**Provided data**
------------------------------------
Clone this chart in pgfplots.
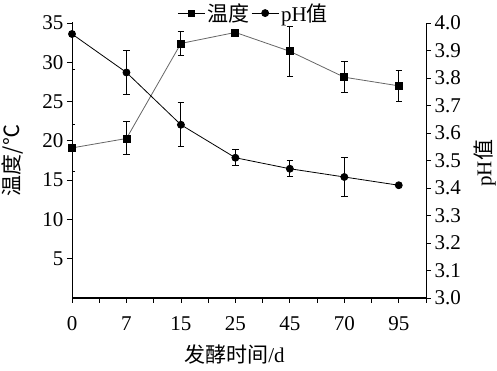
------------------------------------
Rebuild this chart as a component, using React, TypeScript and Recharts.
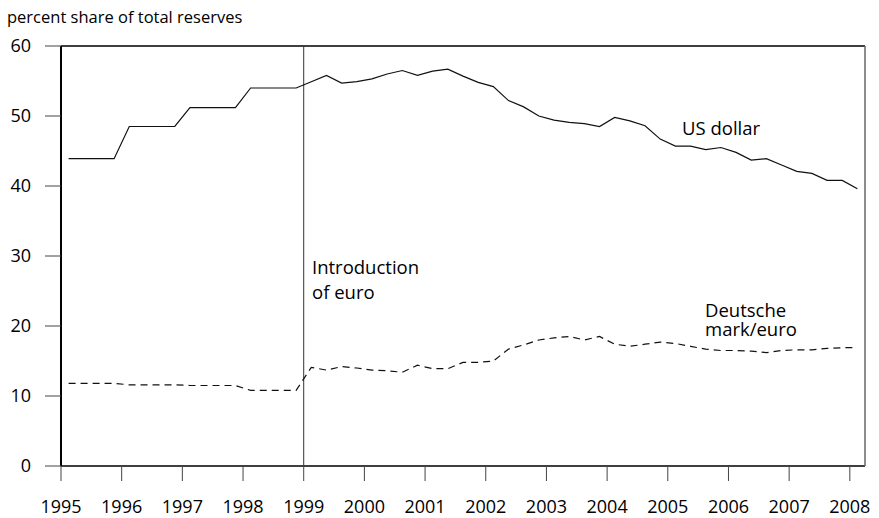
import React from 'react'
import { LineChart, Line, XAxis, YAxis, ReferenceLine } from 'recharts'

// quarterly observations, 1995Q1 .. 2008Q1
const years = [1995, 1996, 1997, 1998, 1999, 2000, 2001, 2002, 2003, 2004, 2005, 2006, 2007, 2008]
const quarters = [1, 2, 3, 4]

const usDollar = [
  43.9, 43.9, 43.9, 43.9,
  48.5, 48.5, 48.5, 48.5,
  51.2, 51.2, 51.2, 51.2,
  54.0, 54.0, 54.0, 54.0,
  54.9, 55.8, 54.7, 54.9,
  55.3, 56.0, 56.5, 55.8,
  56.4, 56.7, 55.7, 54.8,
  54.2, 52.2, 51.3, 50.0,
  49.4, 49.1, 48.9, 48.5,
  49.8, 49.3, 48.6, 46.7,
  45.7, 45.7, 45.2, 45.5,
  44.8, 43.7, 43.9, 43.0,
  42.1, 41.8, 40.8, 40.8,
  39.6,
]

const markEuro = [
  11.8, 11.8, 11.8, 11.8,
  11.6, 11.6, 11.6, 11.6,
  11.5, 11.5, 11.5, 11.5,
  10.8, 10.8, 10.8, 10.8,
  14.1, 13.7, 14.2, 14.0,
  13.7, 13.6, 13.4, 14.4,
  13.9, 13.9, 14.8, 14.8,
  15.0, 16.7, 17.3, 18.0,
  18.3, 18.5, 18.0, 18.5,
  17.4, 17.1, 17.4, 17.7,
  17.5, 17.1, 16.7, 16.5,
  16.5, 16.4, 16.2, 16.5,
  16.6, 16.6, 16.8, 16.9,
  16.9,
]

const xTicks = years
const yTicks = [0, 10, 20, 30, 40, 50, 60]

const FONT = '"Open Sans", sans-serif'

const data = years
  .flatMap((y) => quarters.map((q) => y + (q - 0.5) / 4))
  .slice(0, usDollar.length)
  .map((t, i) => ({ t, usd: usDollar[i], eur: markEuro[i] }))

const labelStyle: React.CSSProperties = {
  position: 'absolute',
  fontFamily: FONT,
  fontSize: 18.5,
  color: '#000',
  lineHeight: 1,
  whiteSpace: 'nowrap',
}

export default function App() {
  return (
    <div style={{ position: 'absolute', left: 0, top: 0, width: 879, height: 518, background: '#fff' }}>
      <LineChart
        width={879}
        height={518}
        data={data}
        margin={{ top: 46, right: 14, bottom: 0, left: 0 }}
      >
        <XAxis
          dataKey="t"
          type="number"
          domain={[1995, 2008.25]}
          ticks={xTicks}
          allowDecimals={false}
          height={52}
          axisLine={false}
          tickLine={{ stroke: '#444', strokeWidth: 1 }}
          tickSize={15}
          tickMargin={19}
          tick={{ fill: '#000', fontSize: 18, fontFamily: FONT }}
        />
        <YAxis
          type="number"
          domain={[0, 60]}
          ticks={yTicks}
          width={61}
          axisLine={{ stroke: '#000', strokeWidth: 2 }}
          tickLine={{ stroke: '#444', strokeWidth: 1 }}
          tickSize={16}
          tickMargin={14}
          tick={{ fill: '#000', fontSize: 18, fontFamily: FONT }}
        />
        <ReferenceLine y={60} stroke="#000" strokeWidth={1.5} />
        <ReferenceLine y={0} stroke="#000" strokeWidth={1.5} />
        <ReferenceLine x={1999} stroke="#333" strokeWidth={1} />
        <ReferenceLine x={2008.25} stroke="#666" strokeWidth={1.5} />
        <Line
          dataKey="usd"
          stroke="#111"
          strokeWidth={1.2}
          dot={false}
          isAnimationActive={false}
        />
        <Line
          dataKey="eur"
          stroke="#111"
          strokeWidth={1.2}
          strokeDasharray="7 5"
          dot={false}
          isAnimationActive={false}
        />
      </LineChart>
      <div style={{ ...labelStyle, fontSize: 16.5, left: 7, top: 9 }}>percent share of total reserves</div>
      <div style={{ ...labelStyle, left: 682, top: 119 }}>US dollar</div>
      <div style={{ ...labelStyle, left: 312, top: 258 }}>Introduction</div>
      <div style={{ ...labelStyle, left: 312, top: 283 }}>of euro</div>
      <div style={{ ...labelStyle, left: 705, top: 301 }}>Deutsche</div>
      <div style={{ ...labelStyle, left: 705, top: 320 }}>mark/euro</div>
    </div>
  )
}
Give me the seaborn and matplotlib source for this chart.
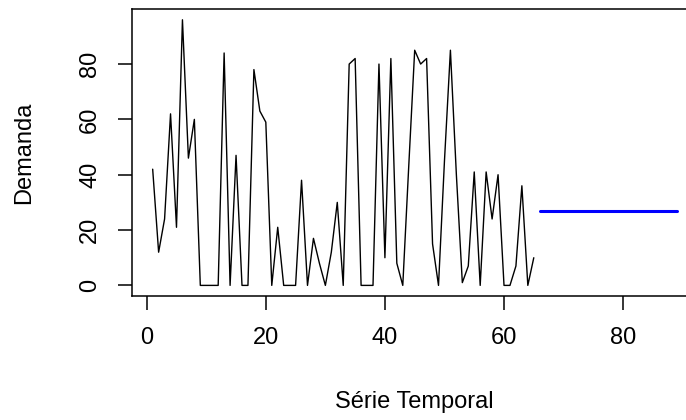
------------------------------------
**Task brief**
Your task is to transcribe exactly the lines starting at the line that contains "Rebuild this chart" and ending at the line that contains "XAxis, YAxis, ReferenceLine", both included. Leave out the pictures.

**Output**
Rebuild this chart as a component, using React, TypeScript and Recharts.
import React from 'react'
import { LineChart, Line, XAxis, YAxis, ReferenceLine } from 'recharts'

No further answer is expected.